Consider the 2-sphere $\mathbb{S}^2\subseteq \mathbb{R}^3$ so that it can be parametrized locally by the spherical coordinates $(\theta,\phi)$, i.e., $\hat{n} = (\sin \theta \cos \phi, \sin \theta \sin \phi, \cos\theta)$. Let me define locally a 1-form by $$ A = \frac{1}{2}(1-\cos\theta )d\phi $$ It's clear (I think) that $A$ can be extended to a smooth 1-form on $\mathbb{S}^2$. Now let's say I have a simple closed contour $\gamma$ in $\mathbb{S}^2$ such that $\gamma (s) = (\theta_0, s)$ where $\theta_0$ is constant in this context and $s\in [0,2\pi]$. Then it's not hard to see that $$ \oint_\gamma A= \pi(1-\cos\theta_0) $$ Now by Stokes' theorem, it seems that $\gamma$ is the boundary of the "upper-sphere" parametrized by $0<\theta < \theta_0$ and $\phi \in (0,2\pi)$ and thus we can apply Stokes' theorem so that $$ \oint_\gamma A = \int_\text{upper} dA = \frac{1}{2} \int_\text{upper} \sin \theta d\theta d\phi $$ Notice that $\sin \theta d\theta d\phi$ is the induced surface measure and thus the RHS is just the solid angle $\Omega(\text{upper})$ enclosed by $\gamma$ divided by 2, i.e., $=\Omega(\text{upper})/2$.

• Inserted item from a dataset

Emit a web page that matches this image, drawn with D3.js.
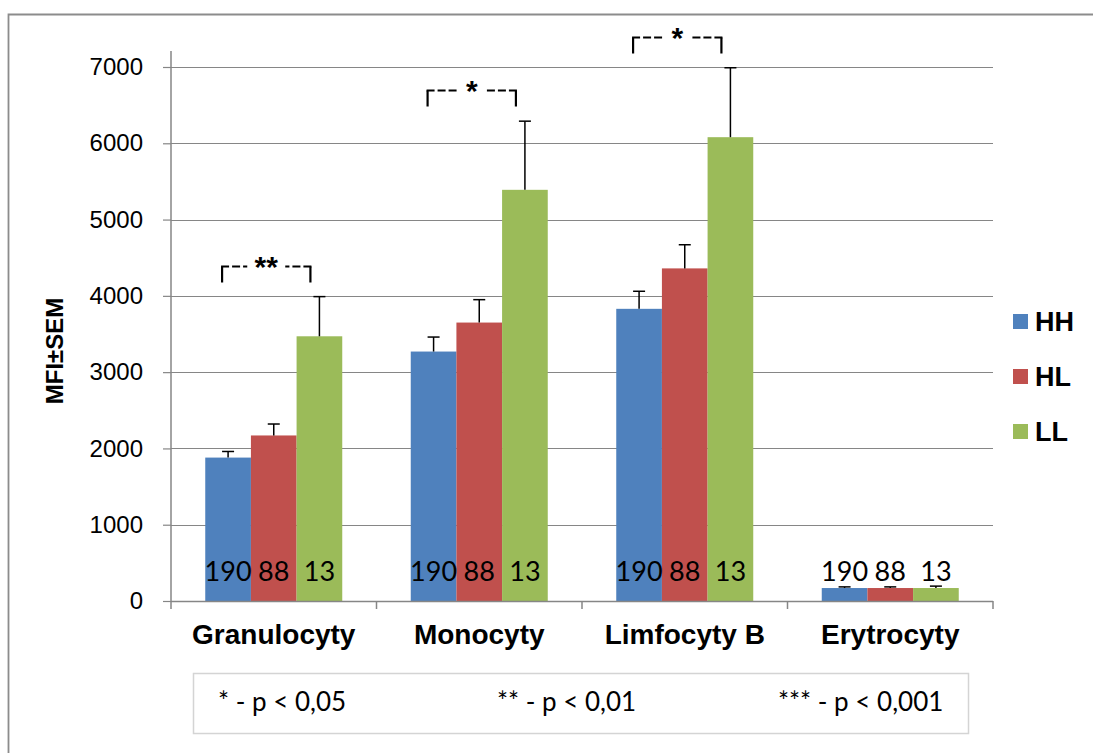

Now this is all good so far. However, one can although think of $-\gamma$ (reversed orientation) as the boundary of the "lower sphere", i.e., that parametrized by $\theta_0 <\theta<\pi$. In this case, you would think that you could apply Stokes' theorem again so that $$ \oint_\gamma A = -\oint_{-\gamma} A = -\int_\text{lower} dA = -\frac{\Omega(\text{lower})}{2} $$ However, this obviously can't be true since this would imply that the solid angle of the entire 2-sphere is $$ \Omega(\text{upper}) +\Omega(\text{lower})=0 $$ I think this is somehow related to the Chern number, but I don't quite understand where I went wrong in my reasoning.
EDIT. After a closer look, it seems that $A$ might not be well-defined near the south pole, i.e., $\theta = \pi$. Indeed, near the south pole, it seems that $A\sim d\phi$ which would mean any sufficiently small contour around the south pole would give $\oint_\gamma A = 2\pi$ and does not converge to zero. Is this the reason why the above reasoning doesn't work?